The Birth of The Beastie Boys—An Oral History On The 25th Anniversary of Licensed to Ill.

Hot Sauce Committee Part Two, out May 3, is, according to the Beastie Boys, a return to their fundamental smartassery after 2004’s uncharacteristically serious To the 5 Boroughs, which was, in part, an attempted palliative for post-9/11 New York City. Explains Adam “Ad-Rock” Horovitz, one third of the group alongside Michael “Mike D” Diamond and Adam “MCA” Yauch: “Most of the shit we do is go down to the studio and try to make each other laugh.” That’s been the M.O. since the band first formed, in the early eighties, as high-school kids playing hardcore music—the rawer, faster subset of punk rock that was just developing. It would be another new genre, of course, that would make them legendary: By mid-decade, with the release of Licensed to Ill, their 1986 debut on Def Jam Records, and its massive success, the Beasties were unlikely hip-hop superstars.

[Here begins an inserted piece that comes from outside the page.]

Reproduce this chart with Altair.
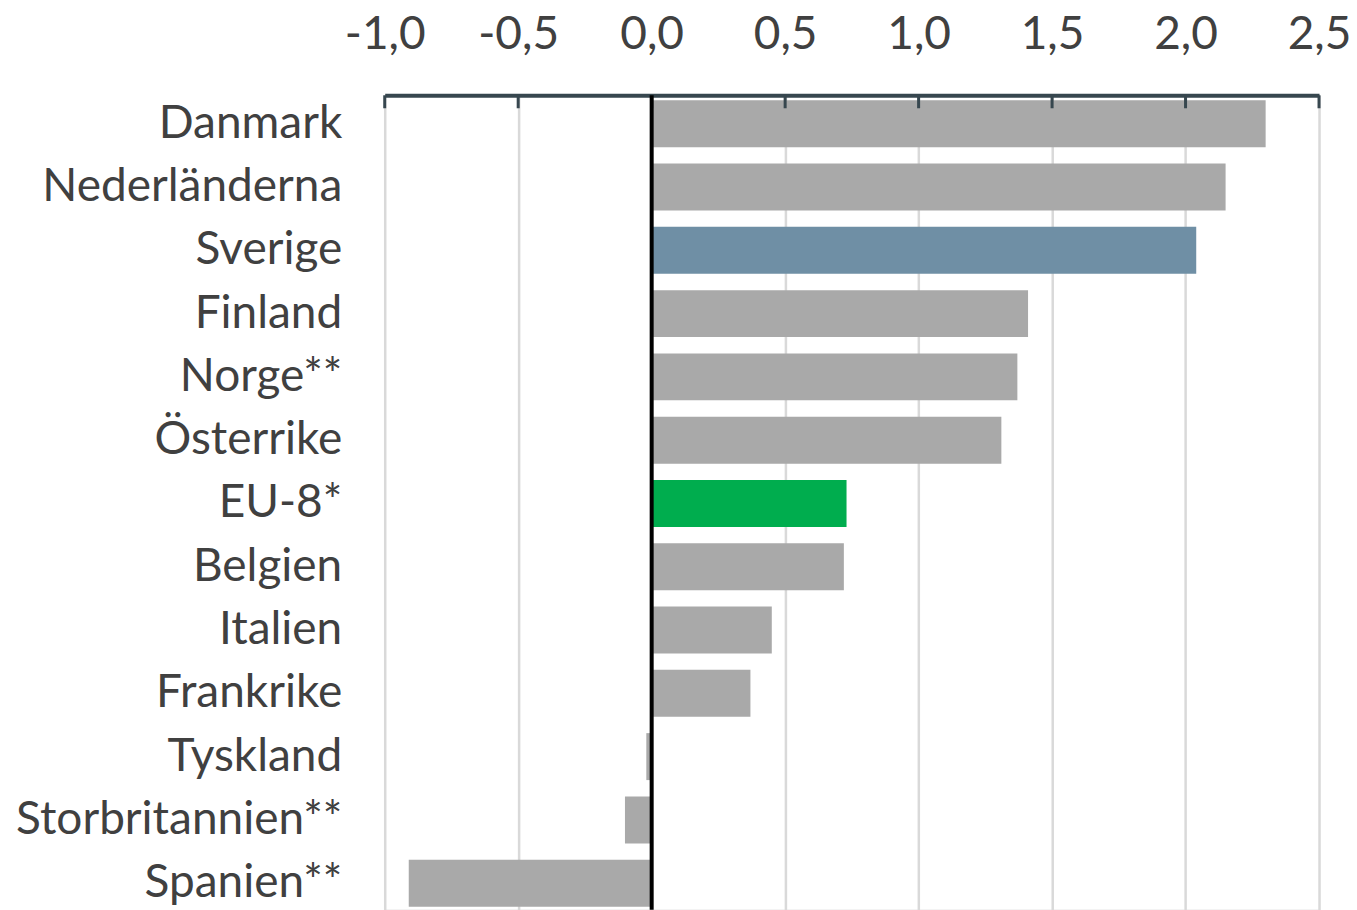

Hot Sauce follows the release of “Fight for Your Right Revisited,”a surreal, 30-minute sequel to the original “(You Gotta) Fight for Your Right (to Party!)” music video for the band’s first hit single off Licensed to Ill, which is celebrating its 25th anniversary this year. To mark that occasion, a look back at the birth of the Beastie Boys sound, as told by the people who lived it.

1981

The Beastie Boys’ initial lineup was Diamond on vocals, Yauch on bass, John Berry on guitar, and Kate Schellenbach—later of Luscious Jackson—on drums, a core that had grown out of a previous group, the Young Aborigines. Horovitz was fronting his own punk band, the Young and the Useless, which would often split bills with the Beasties.

Michael Diamond: I went to Walden, this hippie school on the Upper West Side, and there was a student lounge with a record player, so between classes or if you were cutting class, you played records. There was a kid I was friends with who brought in Kurtis Blow’s “Christmas Rappin.” I was a little punk-rock kid, and I also liked dub and reggae. And then the second I heard hip-hop, I was like, “Oh, now I’ve got another one. I’m gonna love this.”

Dante Ross, friend and, later, Def Jam A&R exec: Hip-hop was black punk rock. It was dangerous, it was rebel music, and it just seemed like a natural evolution. ­

Diamond: We’d buy every [rap] twelve-inch when they came out and be really excited about them, and the next thing you do is you listen to them over and over and memorize every rhyme.

Kate ­Schellenbach: We’d sit around with my little RadioShack tape recorder, where you have to push down the two buttons at the same time to record, and Yauch would rap over [the Sugarhill Gang’s] “Apache.” He had the deepest voice, so he was the most believable. At one of these sessions, me, Yauch, and our friend Sarah Cox started a rap group called the Triple Sly Crew. At least it was a group because Adam made us buttons. We never performed or anything, but we had the buttons. Beastie Boys was a button first, too. John [Berry] and Yauch were making Super 8 films and badges and buttons. That’s when they came up with “Beastie Boys.” For a button.

Darryl ­Jenifer, bassist for hardcore pioneers the Bad Brains: We all used to hang out around the Ratcage Records store on Avenue A. It was almost like we were in college, like Ratcage was the quad. [The Ratcage label would later release the Beasties’ first EPs and singles.] We were up there eating pistachios, drinking soy milk, and we’d be selling a little ganja on the strip—selling our nickel bags to get our music going. And we would yell, “Beast! Beast!” when the cops would come. Mike and Adam and Adam used to be on the stoops, yelling it back to us. That’s where I believe “Beastie Boys” came from.

Tim Sommer: I had a radio show at WNYU called “Noise the Show,” and the whole hardcore scene had coalesced around it. In the early fall of 1981, I started getting phone calls from these screechy voices: “Play the Beastie Boys, play the Beastie Boys.” I’d never heard of the Beastie Boys. At one point I got whoever was calling, either Diamond or Yauch, to admit that there was no such thing as the Beastie Boys. It was an idea that they fooled around with, but they hadn’t done anything yet.

Eric ­Hoffert: My band the Speedies were extremely popular in New York until about 1981, and the Beasties came to all of our shows. Then when I went to NYU, me and my cousin David took our four-track up to [John’s loft on] 100th Street to record [the Beasties’ hardcore EP Polly Wog Stew]. I remember them as thoughtful, reflective, intelligent, intense kids. They were respectful, and they asked us to record them. What they became later, that was very different.